Create the technical infrastructure that you’ll use to back up your data. This includes not only the software to back up your systems, but also the backup frequency and the location and media that those files are stored on. Consider versioning options when creating your backup scheme. A single backup file will be no good if you back up corrupt data to it, so it’s best to create multiple versions that you can restore independently.

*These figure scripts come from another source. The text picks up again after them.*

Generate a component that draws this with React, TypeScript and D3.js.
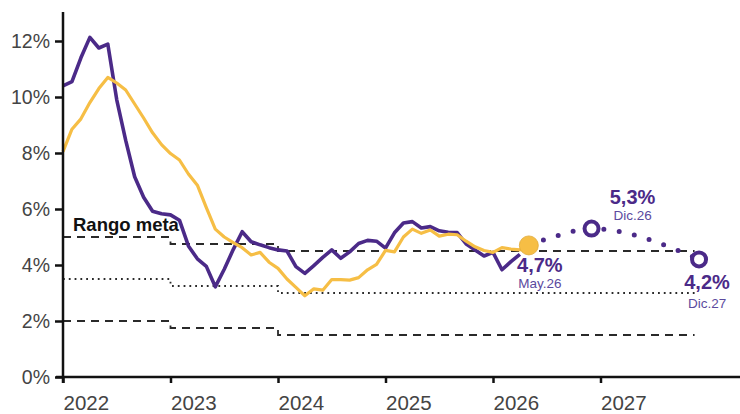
import React, { useEffect, useRef } from 'react';
import * as d3 from 'd3';

const width = 740;
const height = 414;

const years = ['2022', '2023', '2024', '2025', '2026', '2027'];
const yTicks = [0, 2, 4, 6, 8, 10, 12];
const months = ['Ene', 'Feb', 'Mar', 'Abr', 'May', 'Jun', 'Jul', 'Ago', 'Sep', 'Oct', 'Nov', 'Dic'];

// inflación total, mensual desde Ene.22
const headline = [
  10.4, 10.55, 11.4, 12.13, 11.75, 11.89, 9.9, 8.45, 7.15, 6.42, 5.92, 5.83,
  5.79, 5.6, 4.68, 4.22, 3.95, 3.22, 3.85, 4.55, 5.19, 4.83, 4.72, 4.62,
  4.54, 4.5, 3.94, 3.7, 3.98, 4.27, 4.54, 4.24, 4.47, 4.77, 4.88, 4.85,
  4.6, 5.15, 5.5, 5.55, 5.32, 5.37, 5.22, 5.17, 5.16, 4.75, 4.54, 4.32,
  4.45, 3.83, 4.12, 4.38,
];

// inflación subyacente, mensual desde Ene.22
const core = [
  8.05, 8.85, 9.22, 9.8, 10.3, 10.7, 10.5, 10.25, 9.75, 9.25, 8.72, 8.3,
  7.98, 7.75, 7.25, 6.85, 6.05, 5.28, 5.0, 4.8, 4.62, 4.36, 4.45, 4.1,
  3.88, 3.5, 3.2, 2.9, 3.15, 3.1, 3.48, 3.48, 3.46, 3.55, 3.83, 4.02,
  4.52, 4.47, 5.0, 5.28, 5.13, 5.25, 5.03, 5.1, 5.08, 4.85, 4.65, 4.52,
  4.45, 4.62, 4.57, 4.54, 4.7,
];

// proyección
const forecastDates = ['May.26', 'Ago.26', 'Dic.26', 'Dic.27'];
const forecastValues = [4.7, 5.03, 5.3, 4.2];
const labelledDates = ['May.26', 'Dic.26', 'Dic.27'];

// rango meta (meses desde Ene.22)
const bandBreaks = [0, 12, 24, 70.5];
const bandUpper = [5, 4.75, 4.5];
const bandCenter = [3.5, 3.25, 3.0];
const bandLower = [2, 1.75, 1.5];

const PURPLE = '#4B2A88';
const YELLOW = '#F6BE45';
const FONT = '"Liberation Sans", Arial, sans-serif';

const monthIndex = (label: string) => {
  const [m, yy] = label.split('.');
  return (2000 + +yy - 2022) * 12 + months.indexOf(m);
};

const fmt = (v: number) => `${v.toFixed(1).replace('.', ',')}%`;

const InflationChart: React.FC = () => {
  const svgRef = useRef<SVGSVGElement>(null);

  useEffect(() => {
    const svg = d3.select(svgRef.current);
    svg.selectAll('*').remove();

    const x = d3.scaleLinear().domain([0, 72]).range([63, 708]);
    const y = d3.scaleLinear().domain([0, 12]).range([377, 41]);

    // rango meta
    const stepLine = d3.line<[number, number]>()
      .x((d) => x(d[0]))
      .y((d) => y(d[1]))
      .curve(d3.curveStepAfter);
    const bandPts = (vals: number[]) =>
      bandBreaks.map((b, i) => [b, vals[Math.min(i, vals.length - 1)]] as [number, number]);

    [
      { vals: bandUpper, dash: '8 6', w: 1.8 },
      { vals: bandCenter, dash: '1.8 4', w: 1.8 },
      { vals: bandLower, dash: '8 6', w: 1.8 },
    ].forEach((b) => {
      svg.append('path')
        .attr('d', stepLine(bandPts(b.vals)))
        .attr('fill', 'none')
        .attr('stroke', '#2a2a2a')
        .attr('stroke-width', b.w)
        .attr('stroke-dasharray', b.dash);
    });

    svg.append('text')
      .attr('x', 73)
      .attr('y', 231)
      .attr('font-family', FONT)
      .attr('font-weight', 'bold')
      .attr('font-size', 18.5)
      .attr('fill', '#111')
      .text('Rango meta');

    const line = d3.line<number>()
      .x((_, i) => x(i))
      .y((d) => y(d));

    svg.append('path')
      .attr('d', line(headline))
      .attr('fill', 'none')
      .attr('stroke', PURPLE)
      .attr('stroke-width', 3.6)
      .attr('stroke-linejoin', 'round');

    svg.append('path')
      .attr('d', line(core))
      .attr('fill', 'none')
      .attr('stroke', YELLOW)
      .attr('stroke-width', 3.2)
      .attr('stroke-linejoin', 'round');

    // proyección punteada
    const fc = forecastDates.map((d, i) => ({ m: monthIndex(d), v: forecastValues[i], label: d }));
    const fcLine = d3.line<{ m: number; v: number }>()
      .x((d) => x(d.m))
      .y((d) => y(d.v))
      .curve(d3.curveMonotoneX);

    svg.append('path')
      .attr('d', fcLine(fc))
      .attr('fill', 'none')
      .attr('stroke', PURPLE)
      .attr('stroke-width', 5)
      .attr('stroke-linecap', 'round')
      .attr('stroke-dasharray', '0 15.5');

    const pts = fc.filter((d) => labelledDates.includes(d.label));
    pts.forEach((d, i) => {
      if (i === 0) {
        svg.append('circle')
          .attr('cx', x(d.m))
          .attr('cy', y(d.v))
          .attr('r', 9.5)
          .attr('fill', YELLOW)
          .attr('stroke', '#e0a93a')
          .attr('stroke-width', 0.8);
      } else {
        svg.append('circle')
          .attr('cx', x(d.m))
          .attr('cy', y(d.v))
          .attr('r', 7)
          .attr('fill', '#fff')
          .attr('stroke', PURPLE)
          .attr('stroke-width', 4);
      }
    });

    // etiquetas
    const labelPos = [
      { dx: 11, dy1: 27, dy2: 43 },
      { dx: 41, dy1: -25, dy2: -9 },
      { dx: 8, dy1: 30, dy2: 49 },
    ];
    pts.forEach((d, i) => {
      const p = labelPos[i];
      const g = svg.append('g')
        .attr('transform', `translate(${x(d.m) + p.dx},${y(d.v)})`)
        .attr('font-family', FONT)
        .attr('text-anchor', 'middle');
      g.append('text')
        .attr('y', p.dy1)
        .attr('font-size', 20)
        .attr('font-weight', 'bold')
        .attr('fill', PURPLE)
        .text(fmt(d.v));
      g.append('text')
        .attr('y', p.dy2)
        .attr('font-size', 13.5)
        .attr('fill', '#5B4A9E')
        .text(d.label);
    });

    // ejes
    svg.append('line')
      .attr('x1', 56).attr('x2', width)
      .attr('y1', y(0)).attr('y2', y(0))
      .attr('stroke', '#111').attr('stroke-width', 2.5);
    svg.append('line')
      .attr('x1', x(0)).attr('x2', x(0))
      .attr('y1', 12).attr('y2', y(0) + 6)
      .attr('stroke', '#111').attr('stroke-width', 2.5);

    const yAxis = svg.append('g')
      .attr('transform', `translate(${x(0)},0)`)
      .call(d3.axisLeft(y).tickValues(yTicks).tickFormat((d) => `${d}%`).tickSize(8).tickPadding(5));
    yAxis.select('.domain').remove();
    yAxis.selectAll('line').attr('stroke', '#111').attr('stroke-width', 2.5);
    yAxis.selectAll('text')
      .attr('font-family', FONT)
      .attr('font-size', 19.5)
      .attr('fill', '#444');

    const xAxis = svg.append('g')
      .attr('transform', `translate(0,${y(0)})`)
      .call(d3.axisBottom(x).tickValues(years.map((_, i) => i * 12)).tickFormat((_, i) => years[i]).tickSize(6));
    xAxis.select('.domain').remove();
    xAxis.selectAll('line').attr('stroke', '#111').attr('stroke-width', 2.5);
    xAxis.selectAll('text')
      .attr('font-family', FONT)
      .attr('font-size', 20.5)
      .attr('fill', '#444')
      .attr('text-anchor', 'start')
      .attr('y', 33)
      .attr('dy', null);

    return () => {
      svg.selectAll('*').remove();
    };
  }, []);

  return <svg ref={svgRef} width={width} height={height} style={{ display: 'block' }}></svg>;
};

export default function App() {
  return (
    <div style={{ position: 'absolute', left: 0, top: 0, background: '#fff' }}>
      <InflationChart />
    </div>
  );
}
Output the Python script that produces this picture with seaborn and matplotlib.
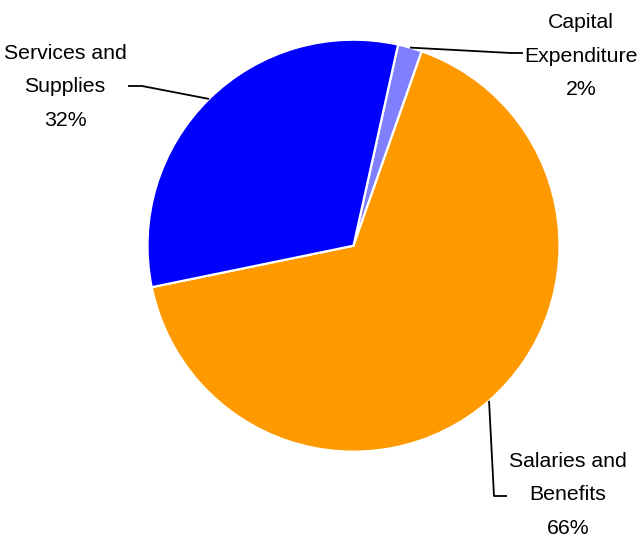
import numpy as np
import matplotlib
matplotlib.use("Agg")
import matplotlib.pyplot as plt
import seaborn as sns

# Budget split by expense category
categories = ["Capital\nExpenditure", "Salaries and\nBenefits", "Services and\nSupplies"]
shares = [1.9, 66.4, 31.7]
pct_labels = ["2%", "66%", "32%"]

sns.set_theme(style="white")
colors = sns.color_palette(["#8080FF", "#FF9900", "#0000FF"])
plt.rcParams["font.family"] = ["Liberation Sans", "DejaVu Sans"]

W, H = 639, 542
fig = plt.figure(figsize=(W / 100, H / 100), dpi=100)
ax = fig.add_axes([0, 0, 1, 1])

def py(y):
    return H - y

cx, cy, r = 353.5, py(245.7), 206
wedges, _ = ax.pie(
    shares, colors=colors, startangle=77.5, counterclock=False,
    center=(cx, cy), radius=r, frame=True,
    wedgeprops=dict(edgecolor="white", linewidth=1.6),
)
ax.set_xlim(0, W)
ax.set_ylim(0, H)
ax.set_aspect("equal")
ax.axis("off")

# leader-line elbows/ends and label centres (pixel layout)
elbows = [((511, 53), (523, 53)), ((494, 496), (507, 496)), ((142, 86), (128, 86))]
label_pos = [(581, 56), (568, 495), (65, 87)]

for w, (e1, e2), (lx, ly), cat, pct in zip(wedges, elbows, label_pos, categories, pct_labels):
    mid = np.deg2rad((w.theta1 + w.theta2) / 2)
    sx, sy = cx + r * np.cos(mid), cy + r * np.sin(mid)
    ax.plot([sx, e1[0], e2[0]], [sy, py(e1[1]), py(e2[1])], color="black", lw=1.3,
            solid_capstyle="butt")
    ax.text(lx, py(ly), f"{cat}\n{pct}", ha="center", va="center", fontsize=15.3,
            color="black", linespacing=1.95)

fig.savefig("out.png", dpi=100, facecolor="white")
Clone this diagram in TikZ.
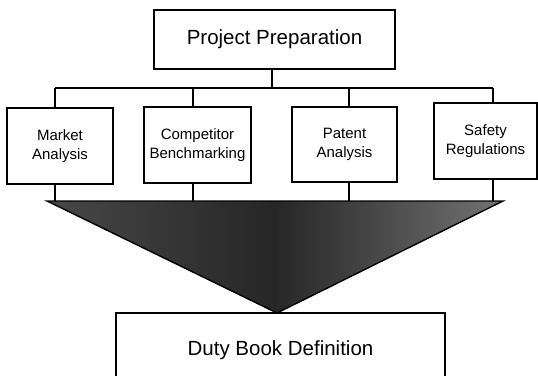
\documentclass[tikz,border=0pt]{standalone}
\usepackage{fontspec}
\setmainfont{Liberation Sans}
\begin{document}
\begin{tikzpicture}[x=1pt,y=-1pt,
  box/.style={draw=black,line width=1.2pt,fill=white,inner sep=0pt,align=center},
  bigtext/.style={font=\fontsize{20.5}{24}\selectfont},
  smalltext/.style={font=\fontsize{15}{18.3}\selectfont},
  conn/.style={draw=black,line width=1.1pt}]
\useasboundingbox (0,0) rectangle (538,375);
\begin{scope}
\clip (0,0) rectangle (538,375);
\fill[white] (0,0) rectangle (538,375);
% nodes
\node[box,bigtext,minimum width=241pt,minimum height=59pt] (top) at (274.5,39.5) {Project Preparation};
\node[box,smalltext,minimum width=106pt,minimum height=76pt] (market) at (60,146) {Market\\Analysis};
\node[box,smalltext,minimum width=107pt,minimum height=76pt] (comp) at (197.5,145) {Competitor\\Benchmarking};
\node[box,smalltext,minimum width=105pt,minimum height=75pt] (patent) at (344.5,144.5) {Patent\\Analysis};
\node[box,smalltext,minimum width=103pt,minimum height=76pt] (safety) at (485.5,141) {Safety\\Regulations};
\node[box,bigtext,minimum width=329pt,minimum height=74pt] (duty) at (280.5,350) {Duty Book Definition};
% coordinates
\coordinate (bus) at (272,88);
\coordinate (d1) at (55,88);
\coordinate (d2) at (193,88);
\coordinate (d3) at (349,88);
\coordinate (d4) at (493,88);
\coordinate (tl) at (47,201);
\coordinate (tr) at (503,201);
\coordinate (apex) at (277,313);
% connectors
\draw[conn] (top.south -| bus) -- (bus);
\draw[conn] (d1) -- (d4);
\draw[conn] (d1) -- (d1 |- market.north);
\draw[conn] (d2) -- (d2 |- comp.north);
\draw[conn] (d3) -- (d3 |- patent.north);
\draw[conn] (d4) -- (d4 |- safety.north);
\draw[conn] (d1 |- market.south) -- (d1 |- tl);
\draw[conn] (d2 |- comp.south) -- (d2 |- tl);
\draw[conn] (d3 |- patent.south) -- (d3 |- tl);
\draw[conn] (d4 |- safety.south) -- (d4 |- tl);
% funnel
\shade[left color=black!72,right color=black!55,middle color=black!85,draw=black,line width=1.4pt,line join=miter] (tl) -- (tr) -- (apex) -- cycle;
\end{scope}
\end{tikzpicture}
\end{document}
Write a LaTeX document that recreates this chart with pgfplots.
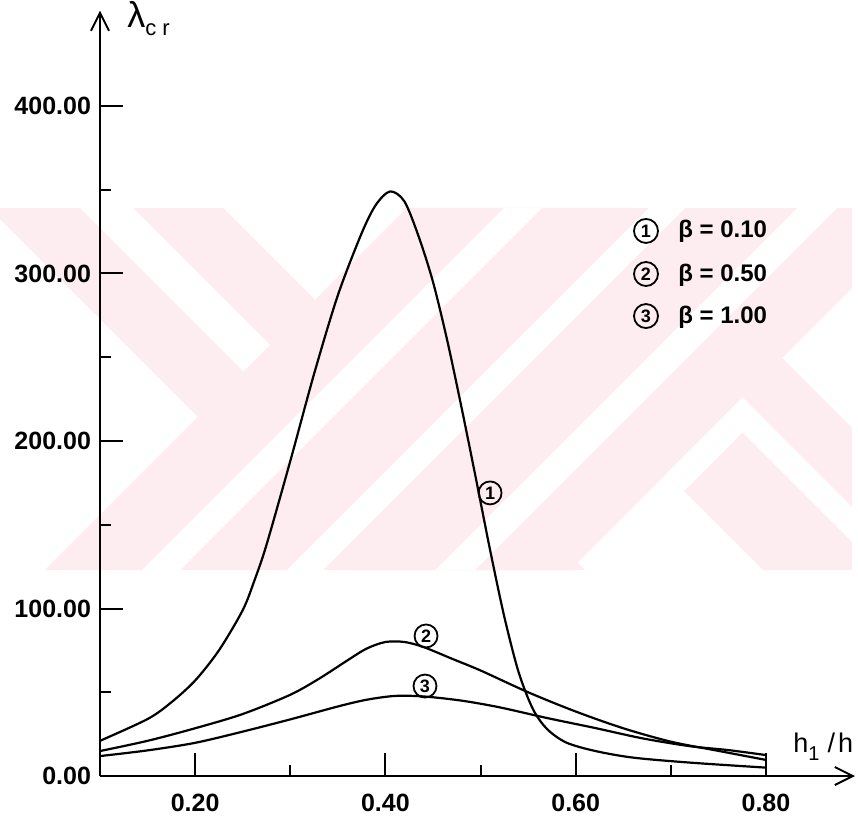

Progressive backups are the basis for most disaster recovery as a service (DRaaS) offerings, which store data in a cloud-based data centre. These enable companies to back up data off-site for security and resilience without having to handle physical media, and they also make it easy to configure backup options and restore data from a single web interface.

Create your team

People are an important part of the disaster recovery process. Ensure that you have a list of personnel (and contingencies, where possible) who are responsible for getting the necessary assets back up and running. This includes internal IT people but also vendors, service providers, and facilities managers. Everyone should be able to respond quickly to a disaster by executing the recovery playbook.

Test your plan

A disaster recovery plan is only useful when it’s reliable. If you haven’t tested the plan and can’t be sure that it works, your company could suffer. As your IT infrastructure grows and changes over time, it might outgrow the capabilities of your original disaster recovery solution.

Build regular test drills into your schedule to be sure that things still operate as planned. This will be far easier with DRaaS systems that will allow you to check the health of replication jobs on the fly and automate the recovery process for you.

The true benefit of outsourcing DR to a third party host is the guarantee that in the event of a catastrophic event such as server failure or file corruption, expert help is instantly available. Staff at your third party host will talk you through the recovery process. Downtime is therefore minimised, and your company does not have to employ full-time on-site IT technicians.